• AIM: Repeat the material below exactly, with no pictures.

• GIVEN DATA:
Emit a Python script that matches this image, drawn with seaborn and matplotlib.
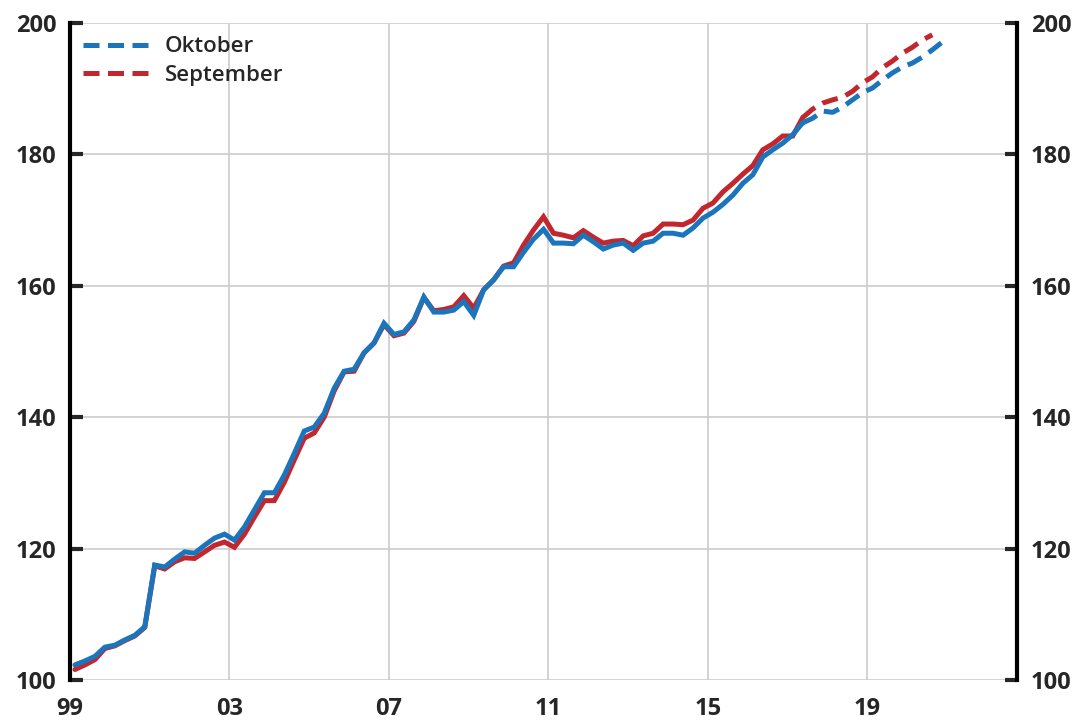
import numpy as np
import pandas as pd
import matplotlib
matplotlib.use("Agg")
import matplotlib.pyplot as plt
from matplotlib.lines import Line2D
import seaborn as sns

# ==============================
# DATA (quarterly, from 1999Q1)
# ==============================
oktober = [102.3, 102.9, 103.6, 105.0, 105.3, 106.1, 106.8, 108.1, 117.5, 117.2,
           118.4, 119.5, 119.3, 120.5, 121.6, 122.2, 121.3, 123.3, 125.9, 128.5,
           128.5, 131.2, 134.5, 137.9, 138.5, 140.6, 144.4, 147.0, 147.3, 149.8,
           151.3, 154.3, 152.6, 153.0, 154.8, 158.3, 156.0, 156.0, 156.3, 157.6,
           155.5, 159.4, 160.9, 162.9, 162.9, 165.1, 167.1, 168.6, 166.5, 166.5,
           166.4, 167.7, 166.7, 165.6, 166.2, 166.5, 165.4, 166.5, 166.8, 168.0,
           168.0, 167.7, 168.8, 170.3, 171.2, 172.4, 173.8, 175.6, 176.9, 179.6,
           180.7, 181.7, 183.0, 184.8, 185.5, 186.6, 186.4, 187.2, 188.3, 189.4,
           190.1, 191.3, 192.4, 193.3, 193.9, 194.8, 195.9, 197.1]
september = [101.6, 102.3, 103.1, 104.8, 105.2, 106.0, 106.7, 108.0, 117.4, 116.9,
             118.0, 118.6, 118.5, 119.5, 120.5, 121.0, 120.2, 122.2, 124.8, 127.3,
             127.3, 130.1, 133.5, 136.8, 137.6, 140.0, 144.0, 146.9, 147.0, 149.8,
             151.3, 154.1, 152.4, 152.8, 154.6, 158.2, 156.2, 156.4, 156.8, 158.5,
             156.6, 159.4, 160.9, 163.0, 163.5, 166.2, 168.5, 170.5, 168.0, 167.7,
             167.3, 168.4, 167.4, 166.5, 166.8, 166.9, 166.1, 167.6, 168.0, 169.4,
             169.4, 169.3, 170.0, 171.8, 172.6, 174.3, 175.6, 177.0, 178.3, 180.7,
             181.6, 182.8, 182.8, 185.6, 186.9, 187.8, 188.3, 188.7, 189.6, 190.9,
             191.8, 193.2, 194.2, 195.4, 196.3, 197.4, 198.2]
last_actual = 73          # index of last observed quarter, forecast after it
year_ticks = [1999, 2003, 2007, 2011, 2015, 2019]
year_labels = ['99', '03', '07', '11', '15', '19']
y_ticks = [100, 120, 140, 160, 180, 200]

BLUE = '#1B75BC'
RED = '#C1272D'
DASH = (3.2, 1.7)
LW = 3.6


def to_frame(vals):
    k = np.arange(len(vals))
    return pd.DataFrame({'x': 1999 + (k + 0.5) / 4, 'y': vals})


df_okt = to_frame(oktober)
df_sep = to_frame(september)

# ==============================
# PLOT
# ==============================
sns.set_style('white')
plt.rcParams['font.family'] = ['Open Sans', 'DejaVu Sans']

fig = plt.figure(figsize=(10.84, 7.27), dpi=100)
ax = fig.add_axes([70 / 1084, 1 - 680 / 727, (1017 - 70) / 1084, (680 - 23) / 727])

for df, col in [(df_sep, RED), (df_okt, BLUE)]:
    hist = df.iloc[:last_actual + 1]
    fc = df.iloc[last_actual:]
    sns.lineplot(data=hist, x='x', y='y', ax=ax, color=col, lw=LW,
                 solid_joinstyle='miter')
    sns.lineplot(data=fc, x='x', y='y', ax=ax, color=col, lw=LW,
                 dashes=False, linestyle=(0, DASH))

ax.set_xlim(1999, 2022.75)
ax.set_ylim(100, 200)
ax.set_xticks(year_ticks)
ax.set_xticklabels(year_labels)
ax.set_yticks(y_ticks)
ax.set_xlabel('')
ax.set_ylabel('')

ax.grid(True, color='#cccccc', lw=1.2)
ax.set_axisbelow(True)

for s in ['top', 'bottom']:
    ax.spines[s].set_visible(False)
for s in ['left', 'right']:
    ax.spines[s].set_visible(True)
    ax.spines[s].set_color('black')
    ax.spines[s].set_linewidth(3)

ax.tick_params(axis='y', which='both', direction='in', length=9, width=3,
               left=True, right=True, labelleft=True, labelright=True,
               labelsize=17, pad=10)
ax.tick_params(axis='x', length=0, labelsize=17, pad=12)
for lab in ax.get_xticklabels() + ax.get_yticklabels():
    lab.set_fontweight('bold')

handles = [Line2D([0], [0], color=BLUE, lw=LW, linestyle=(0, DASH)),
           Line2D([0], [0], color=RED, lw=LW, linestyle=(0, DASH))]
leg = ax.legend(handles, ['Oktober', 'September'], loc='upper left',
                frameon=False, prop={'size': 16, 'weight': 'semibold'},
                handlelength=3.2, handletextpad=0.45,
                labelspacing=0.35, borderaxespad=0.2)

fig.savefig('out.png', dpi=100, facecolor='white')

• CORRECT RESULT:
Emit a Python script that matches this image, drawn with seaborn and matplotlib.
import numpy as np
import pandas as pd
import matplotlib
matplotlib.use("Agg")
import matplotlib.pyplot as plt
from matplotlib.lines import Line2D
import seaborn as sns

# ==============================
# DATA (quarterly, from 1999Q1)
# ==============================
oktober = [102.3, 102.9, 103.6, 105.0, 105.3, 106.1, 106.8, 108.1, 117.5, 117.2,
           118.4, 119.5, 119.3, 120.5, 121.6, 122.2, 121.3, 123.3, 125.9, 128.5,
           128.5, 131.2, 134.5, 137.9, 138.5, 140.6, 144.4, 147.0, 147.3, 149.8,
           151.3, 154.3, 152.6, 153.0, 154.8, 158.3, 156.0, 156.0, 156.3, 157.6,
           155.5, 159.4, 160.9, 162.9, 162.9, 165.1, 167.1, 168.6, 166.5, 166.5,
           166.4, 167.7, 166.7, 165.6, 166.2, 166.5, 165.4, 166.5, 166.8, 168.0,
           168.0, 167.7, 168.8, 170.3, 171.2, 172.4, 173.8, 175.6, 176.9, 179.6,
           180.7, 181.7, 183.0, 184.8, 185.5, 186.6, 186.4, 187.2, 188.3, 189.4,
           190.1, 191.3, 192.4, 193.3, 193.9, 194.8, 195.9, 197.1]
september = [101.6, 102.3, 103.1, 104.8, 105.2, 106.0, 106.7, 108.0, 117.4, 116.9,
             118.0, 118.6, 118.5, 119.5, 120.5, 121.0, 120.2, 122.2, 124.8, 127.3,
             127.3, 130.1, 133.5, 136.8, 137.6, 140.0, 144.0, 146.9, 147.0, 149.8,
             151.3, 154.1, 152.4, 152.8, 154.6, 158.2, 156.2, 156.4, 156.8, 158.5,
             156.6, 159.4, 160.9, 163.0, 163.5, 166.2, 168.5, 170.5, 168.0, 167.7,
             167.3, 168.4, 167.4, 166.5, 166.8, 166.9, 166.1, 167.6, 168.0, 169.4,
             169.4, 169.3, 170.0, 171.8, 172.6, 174.3, 175.6, 177.0, 178.3, 180.7,
             181.6, 182.8, 182.8, 185.6, 186.9, 187.8, 188.3, 188.7, 189.6, 190.9,
             191.8, 193.2, 194.2, 195.4, 196.3, 197.4, 198.2]
last_actual = 73          # index of last observed quarter, forecast after it
year_ticks = [1999, 2003, 2007, 2011, 2015, 2019]
year_labels = ['99', '03', '07', '11', '15', '19']
y_ticks = [100, 120, 140, 160, 180, 200]

BLUE = '#1B75BC'
RED = '#C1272D'
DASH = (3.2, 1.7)
LW = 3.6


def to_frame(vals):
    k = np.arange(len(vals))
    return pd.DataFrame({'x': 1999 + (k + 0.5) / 4, 'y': vals})


df_okt = to_frame(oktober)
df_sep = to_frame(september)

# ==============================
# PLOT
# ==============================
sns.set_style('white')
plt.rcParams['font.family'] = ['Open Sans', 'DejaVu Sans']

fig = plt.figure(figsize=(10.84, 7.27), dpi=100)
ax = fig.add_axes([70 / 1084, 1 - 680 / 727, (1017 - 70) / 1084, (680 - 23) / 727])

for df, col in [(df_sep, RED), (df_okt, BLUE)]:
    hist = df.iloc[:last_actual + 1]
    fc = df.iloc[last_actual:]
    sns.lineplot(data=hist, x='x', y='y', ax=ax, color=col, lw=LW,
                 solid_joinstyle='miter')
    sns.lineplot(data=fc, x='x', y='y', ax=ax, color=col, lw=LW,
                 dashes=False, linestyle=(0, DASH))

ax.set_xlim(1999, 2022.75)
ax.set_ylim(100, 200)
ax.set_xticks(year_ticks)
ax.set_xticklabels(year_labels)
ax.set_yticks(y_ticks)
ax.set_xlabel('')
ax.set_ylabel('')

ax.grid(True, color='#cccccc', lw=1.2)
ax.set_axisbelow(True)

for s in ['top', 'bottom']:
    ax.spines[s].set_visible(False)
for s in ['left', 'right']:
    ax.spines[s].set_visible(True)
    ax.spines[s].set_color('black')
    ax.spines[s].set_linewidth(3)

ax.tick_params(axis='y', which='both', direction='in', length=9, width=3,
               left=True, right=True, labelleft=True, labelright=True,
               labelsize=17, pad=10)
ax.tick_params(axis='x', length=0, labelsize=17, pad=12)
for lab in ax.get_xticklabels() + ax.get_yticklabels():
    lab.set_fontweight('bold')

handles = [Line2D([0], [0], color=BLUE, lw=LW, linestyle=(0, DASH)),
           Line2D([0], [0], color=RED, lw=LW, linestyle=(0, DASH))]
leg = ax.legend(handles, ['Oktober', 'September'], loc='upper left',
                frameon=False, prop={'size': 16, 'weight': 'semibold'},
                handlelength=3.2, handletextpad=0.45,
                labelspacing=0.35, borderaxespad=0.2)

fig.savefig('out.png', dpi=100, facecolor='white')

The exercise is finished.